* Start Input rows *

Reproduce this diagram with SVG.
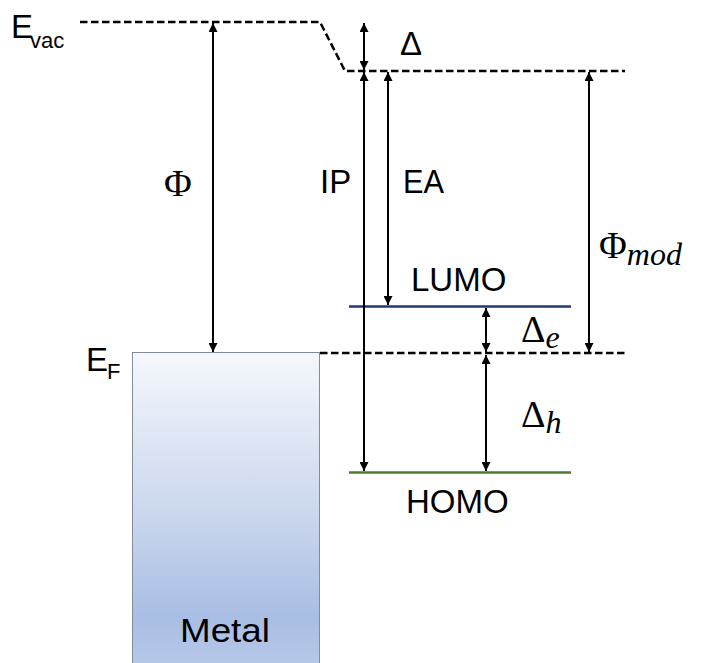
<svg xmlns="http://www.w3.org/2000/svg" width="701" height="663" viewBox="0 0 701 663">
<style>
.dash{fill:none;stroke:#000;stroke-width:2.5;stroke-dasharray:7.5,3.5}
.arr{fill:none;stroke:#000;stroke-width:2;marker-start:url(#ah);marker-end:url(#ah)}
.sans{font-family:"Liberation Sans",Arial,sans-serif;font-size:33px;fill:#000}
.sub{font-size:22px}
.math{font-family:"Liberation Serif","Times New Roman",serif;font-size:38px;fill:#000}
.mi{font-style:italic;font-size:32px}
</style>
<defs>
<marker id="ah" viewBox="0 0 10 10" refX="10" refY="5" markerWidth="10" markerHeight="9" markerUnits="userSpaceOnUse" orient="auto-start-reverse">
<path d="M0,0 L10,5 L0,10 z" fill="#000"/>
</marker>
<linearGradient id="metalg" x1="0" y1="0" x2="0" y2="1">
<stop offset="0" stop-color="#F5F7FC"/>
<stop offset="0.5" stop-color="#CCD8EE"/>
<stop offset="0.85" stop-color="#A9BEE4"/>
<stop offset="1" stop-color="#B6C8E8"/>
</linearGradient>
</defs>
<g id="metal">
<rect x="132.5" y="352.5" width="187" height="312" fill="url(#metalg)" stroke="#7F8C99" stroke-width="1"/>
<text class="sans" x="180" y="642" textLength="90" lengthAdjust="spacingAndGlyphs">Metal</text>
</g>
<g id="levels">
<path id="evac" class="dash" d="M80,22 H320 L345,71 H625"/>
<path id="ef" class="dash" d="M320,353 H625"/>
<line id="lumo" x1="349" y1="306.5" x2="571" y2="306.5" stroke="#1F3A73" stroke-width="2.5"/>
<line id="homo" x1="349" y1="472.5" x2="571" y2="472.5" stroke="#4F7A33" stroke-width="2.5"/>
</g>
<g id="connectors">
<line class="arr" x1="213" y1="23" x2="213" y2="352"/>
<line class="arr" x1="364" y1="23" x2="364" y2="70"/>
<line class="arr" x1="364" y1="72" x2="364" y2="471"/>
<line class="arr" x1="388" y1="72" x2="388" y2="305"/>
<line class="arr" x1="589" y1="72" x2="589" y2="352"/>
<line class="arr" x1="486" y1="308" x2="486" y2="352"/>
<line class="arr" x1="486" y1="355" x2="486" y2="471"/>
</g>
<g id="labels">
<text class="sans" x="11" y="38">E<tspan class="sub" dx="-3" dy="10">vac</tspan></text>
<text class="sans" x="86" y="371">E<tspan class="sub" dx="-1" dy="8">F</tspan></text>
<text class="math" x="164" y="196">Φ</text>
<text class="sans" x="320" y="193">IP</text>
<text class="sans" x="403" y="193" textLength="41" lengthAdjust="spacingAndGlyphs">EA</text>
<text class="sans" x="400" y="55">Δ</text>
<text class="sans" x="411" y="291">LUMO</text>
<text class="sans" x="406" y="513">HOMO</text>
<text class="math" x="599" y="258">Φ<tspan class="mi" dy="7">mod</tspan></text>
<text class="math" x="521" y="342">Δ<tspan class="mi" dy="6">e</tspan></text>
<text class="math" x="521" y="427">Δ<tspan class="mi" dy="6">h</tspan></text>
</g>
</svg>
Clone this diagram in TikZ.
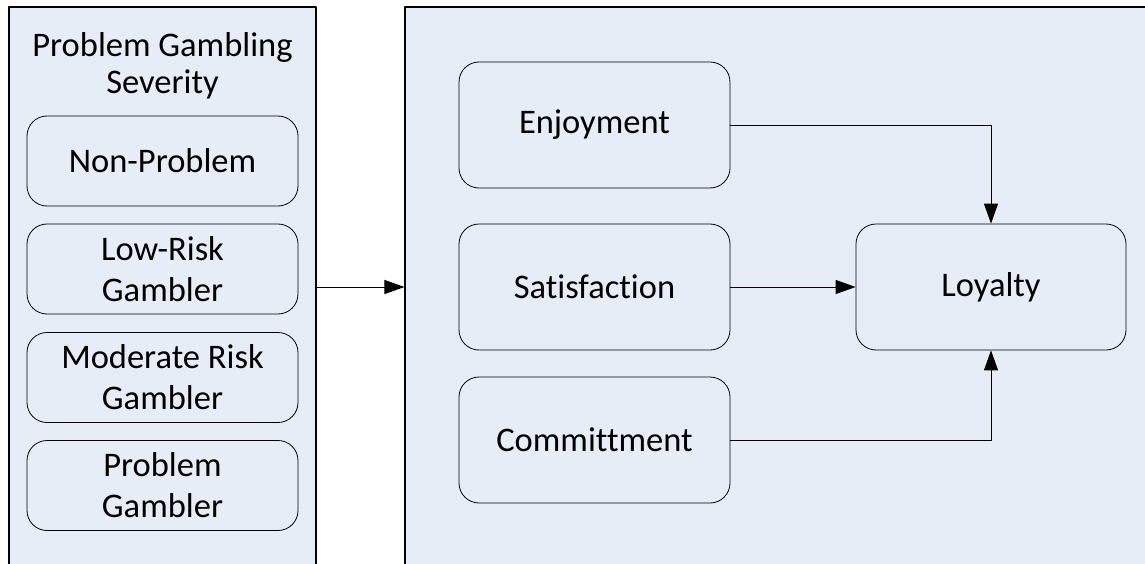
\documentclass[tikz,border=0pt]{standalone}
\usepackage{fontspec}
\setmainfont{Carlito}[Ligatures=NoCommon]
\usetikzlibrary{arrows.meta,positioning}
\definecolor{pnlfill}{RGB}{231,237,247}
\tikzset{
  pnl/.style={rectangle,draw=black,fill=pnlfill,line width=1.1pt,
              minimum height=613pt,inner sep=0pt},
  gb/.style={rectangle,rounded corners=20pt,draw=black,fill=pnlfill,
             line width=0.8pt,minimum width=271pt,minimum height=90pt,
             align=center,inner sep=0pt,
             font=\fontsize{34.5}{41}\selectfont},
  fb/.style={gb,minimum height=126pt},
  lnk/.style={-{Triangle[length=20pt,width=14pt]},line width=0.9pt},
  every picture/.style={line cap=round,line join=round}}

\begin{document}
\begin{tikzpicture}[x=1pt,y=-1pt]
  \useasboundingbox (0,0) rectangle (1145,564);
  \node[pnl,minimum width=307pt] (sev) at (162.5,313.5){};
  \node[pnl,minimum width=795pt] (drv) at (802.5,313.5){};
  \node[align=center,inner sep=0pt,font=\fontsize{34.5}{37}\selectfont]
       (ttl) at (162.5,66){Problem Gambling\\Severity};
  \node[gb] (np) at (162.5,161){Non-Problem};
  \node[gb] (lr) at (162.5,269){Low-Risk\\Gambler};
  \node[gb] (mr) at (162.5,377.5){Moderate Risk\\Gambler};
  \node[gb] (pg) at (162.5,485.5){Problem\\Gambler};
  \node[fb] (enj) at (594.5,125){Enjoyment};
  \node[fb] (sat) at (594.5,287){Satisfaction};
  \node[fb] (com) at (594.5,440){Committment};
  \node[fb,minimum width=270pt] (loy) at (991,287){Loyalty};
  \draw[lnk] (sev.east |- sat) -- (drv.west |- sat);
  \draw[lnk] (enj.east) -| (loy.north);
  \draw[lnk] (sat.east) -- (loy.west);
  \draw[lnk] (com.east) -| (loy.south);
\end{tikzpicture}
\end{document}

* End Input rows *

Looking at the records above, report how many lines contain the word "diagram". Answer with the number only.

* _Solution to the exercise_
2